= Exocyst =

The exocyst is an octameric protein complex involved in vesicle trafficking, specifically the tethering and spatial targeting of post-Golgi vesicles to the plasma membrane prior to vesicle fusion. It is implicated in a number of cell processes, including exocytosis, cell migration, and growth.

==Subunits==

The exocyst is composed of eight subunits, whose nomenclature differs between mammalian cells and Saccharomyces cerevisiae.

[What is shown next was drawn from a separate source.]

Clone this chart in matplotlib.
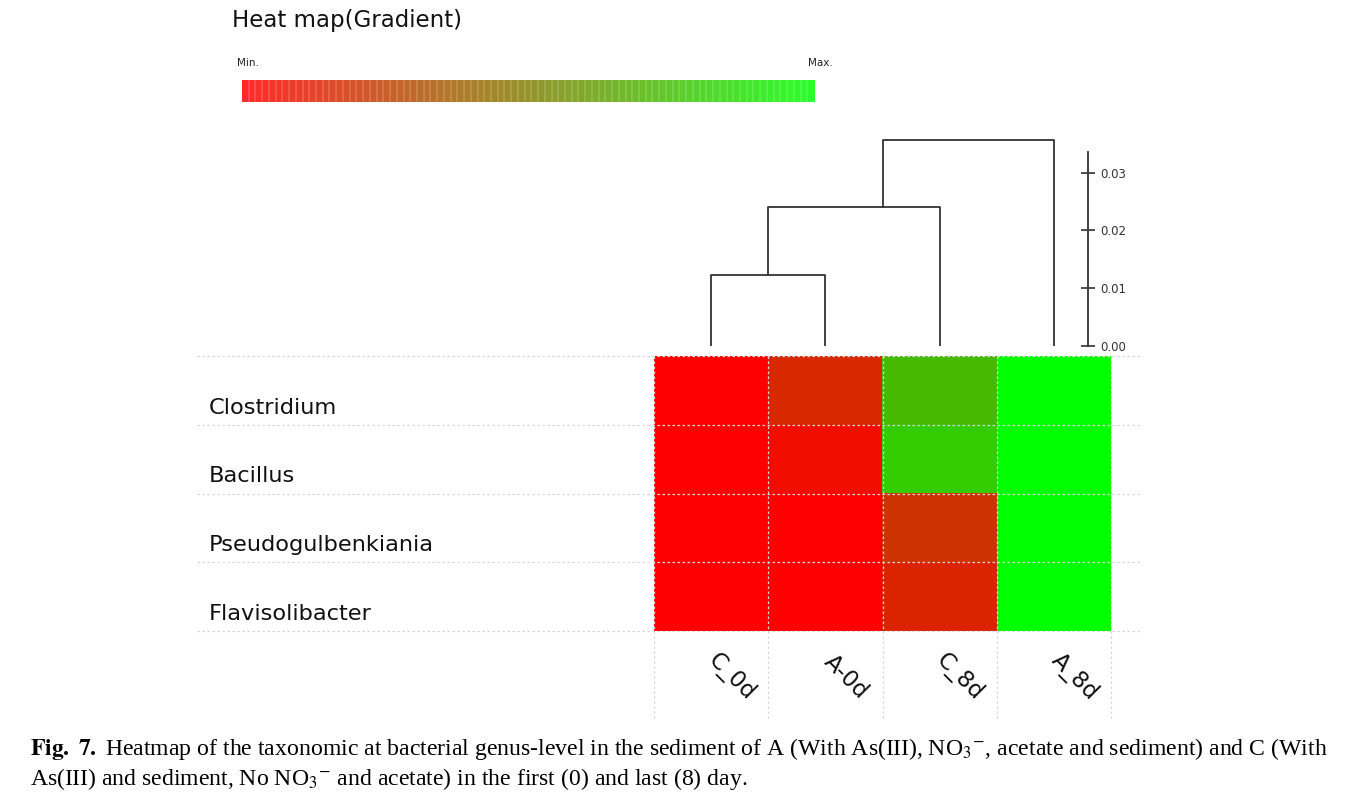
import matplotlib
matplotlib.use("Agg")
import matplotlib.pyplot as plt
import numpy as np
from matplotlib.colors import LinearSegmentedColormap

# ---- data ----
genera = ["Clostridium", "Bacillus", "Pseudogulbenkiania", "Flavisolibacter"]
samples = ["C_0d", "A-0d", "C_8d", "A_8d"]
# relative (min->max) intensity per genus across samples
clostridium = [0.00, 0.16, 0.73, 1.00]
bacillus = [0.00, 0.05, 0.80, 1.00]
pseudogulbenkiania = [0.00, 0.00, 0.20, 1.00]
flavisolibacter = [0.00, 0.00, 0.14, 1.00]
# dendrogram merge heights (distance)
merge_heights = [0.0122, 0.0240, 0.0357]
scale_ticks = [0.00, 0.01, 0.02, 0.03]

values = np.array([clostridium, bacillus, pseudogulbenkiania, flavisolibacter])

W, H = 1347, 801
fig = plt.figure(figsize=(W / 100, H / 100), dpi=100)
fig.patch.set_facecolor("white")
plt.rcParams["mathtext.fontset"] = "stix"

def fx(px):
    return px / W

def fy(py):
    return 1 - py / H

cmap = LinearSegmentedColormap.from_list("rg", ["#ff0000", "#00ff00"])
bar_cmap = LinearSegmentedColormap.from_list("rg2", ["#ff2a2a", "#2cff2c"])

# ---- heatmap ----
hx0, hx1, hy0, hy1 = 654, 1111, 356, 631
ax = fig.add_axes([fx(hx0), fy(hy1), fx(hx1 - hx0), (hy1 - hy0) / H])
ax.imshow(values, cmap=cmap, vmin=0, vmax=1, aspect="auto",
          extent=(0, 4, 4, 0), interpolation="nearest")
ax.set_xlim(0, 4)
ax.set_ylim(4, 0)
ax.axis("off")
colw = (hx1 - hx0) / 4
rowh = (hy1 - hy0) / 4
grid_kw = dict(color="#d8d8d8", lw=0.9, ls=(0, (2, 2)), clip_on=False)
xl = (197 - hx0) / colw
xr = 4 + (1140 - hx1) / colw
for r in range(5):
    ax.plot([xl, xr], [r, r], **grid_kw)
yb = 4 + (720 - hy1) / rowh
for c in range(5):
    ax.plot([c, c], [0, yb], **grid_kw)

for i, g in enumerate(genera):
    ax.text((209 - hx0) / colw, i + 0.75, g, ha="left", va="center",
            fontsize=16.2, family="DejaVu Sans", color="#111111")
for j, s in enumerate(samples):
    ax.text(j + 0.5 + 0.18, 4 + 0.67, s, ha="center", va="center",
            rotation=-45, rotation_mode="anchor", fontsize=16.5,
            family="DejaVu Sans", color="#111111")

# ---- dendrogram ----
base = 345.7
pxu = 5770.0  # pixels per distance unit
dtop = 0.04
dax = fig.add_axes([fx(hx0), fy(base), fx(hx1 - hx0), dtop * pxu / H])
dax.set_xlim(0, 4)
dax.set_ylim(0, dtop)
dax.axis("off")
lk = dict(color="#333333", lw=1.3)
leaf = [0.5, 1.5, 2.5, 3.5]
h1, h2, h3 = merge_heights
# cluster 1: C_0d + A-0d
dax.plot([leaf[0], leaf[0], leaf[1], leaf[1]], [0, h1, h1, 0], **lk)
c1 = (leaf[0] + leaf[1]) / 2
# cluster 2: cluster1 + C_8d
dax.plot([c1, c1, leaf[2], leaf[2]], [h1, h2, h2, 0], **lk)
c2 = (leaf[1] + leaf[2]) / 2
# cluster 3: cluster2 + A_8d
dax.plot([c2, c2, leaf[3], leaf[3]], [h2, h3, h3, 0], **lk)

# scale bar
smax = 0.0336
sax = fig.add_axes([fx(1088), fy(base), 0.0001, smax * pxu / H])
sax.set_ylim(0, smax)
sax.set_xticks([])
for sp in ["top", "bottom", "right"]:
    sax.spines[sp].set_visible(False)
sax.spines["left"].set_color("#333333")
sax.spines["left"].set_linewidth(1.3)
sax.set_yticks(scale_ticks)
sax.set_yticklabels([f"{t:.2f}" for t in scale_ticks])
sax.tick_params(axis="y", direction="inout", length=10, width=1.2,
                color="#333333", left=True, right=False,
                labelleft=False, labelright=True, labelsize=8.5,
                labelcolor="#333333", pad=4)
for lab in sax.get_yticklabels():
    lab.set_verticalalignment("center_baseline")
sax.patch.set_visible(False)

# ---- gradient legend ----
fig.text(fx(232), fy(21), "Heat map(Gradient)", fontsize=16.5,
         family="DejaVu Sans", color="#111111", ha="left", va="center")
fig.text(fx(237), fy(63), "Min.", fontsize=7.5, family="DejaVu Sans",
         color="#222222", ha="left", va="center")
fig.text(fx(808), fy(63), "Max.", fontsize=7.5, family="DejaVu Sans",
         color="#222222", ha="left", va="center")
cax = fig.add_axes([fx(242), fy(102), fx(814 - 242), 22 / H])
nstep = 85
grad = np.linspace(0, 1, nstep)[None, :]
cax.imshow(grad, cmap=bar_cmap, aspect="auto", extent=(0, nstep, 0, 1),
           interpolation="nearest")
for k in range(1, nstep):
    cax.axvline(k, color="white", lw=1.2, alpha=0.18)
cax.set_xlim(0, nstep)
cax.axis("off")

# ---- caption ----
cap1 = (r"$\mathbf{Fig.\ 7.}\ $Heatmap of the taxonomic at bacterial genus-level in the "
        r"sediment of A (With As(III), NO$_{3}{}^{-}$, acetate and sediment) and C (With")
cap2 = r"As(III) and sediment, No NO$_{3}{}^{-}$ and acetate) in the first (0) and last (8) day."
fig.text(fx(30), fy(749), cap1, fontsize=17.1, family="Liberation Serif",
         ha="left", va="center", color="black")
fig.text(fx(30), fy(779), cap2, fontsize=17.1, family="Liberation Serif",
         ha="left", va="center", color="black")

fig.savefig("out.png", dpi=100, facecolor="white")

| Subunit | Mammalian cells | Saccharomyces cerevisiae |
|---|---|---|
| 1 | EXOC1 | Sec3 |
| 2 | EXOC2 | Sec5 |
| 3 | EXOC3 | Sec6 |
| 4 | EXOC4 | Sec8 |
| 5 | EXOC5 | Sec10 |
| 6 | EXOC6 | Sec15 |
| 7 | EXOC7 | Exo70 |
| 8 | EXOC8 | Exo84 |

==Function==

The exocyst complex serves to direct vesicles after the Golgi complex to specific locations on the plasma membrane and to mediate their tethering and localization to the membrane immediately before fusion. The exocyst complex has also been implicated in the active trafficking of mitochondria from immune cells to cancer cells. Because of this function, the exocyst complex is heavily involved in exocytosis. Sec3 (EXOC1) and Exo70 (EXOC7) are localized to the plasma membrane, and are physically attached to the membrane by Rho GTPases such as CDC42. Other complementary exocyst components such as Sec15 (EXOC6) and Sec4 are localized to the vesicle membrane. Exocyst proteins on the plasma membrane bind vesicular exocyst proteins, bringing the vesicle very close to the plasma membrane in a fashion similar to the SNARE interactions to facilitate fusion.

The exocyst also interacts with Rho GTPases responsible for controlling cell polarity and the activity of the cytoskeleton.

==History==
Hints of a multi-subunit complex involved in yeast exocytosis came from work in Peter Novick's group, then at Yale University School of Medicine, in the early 1990s. Works led by Robert Bowser and Daniel TerBush in 1992 and 1995 respectively isolated Sec6p and Sec8p, showing them to participate in a complex of at least eight proteins, found at the site of active exocytosis. In 1996, the same group identified the exocyst member proteins in yeast and coined the name "exocyst" for the complex.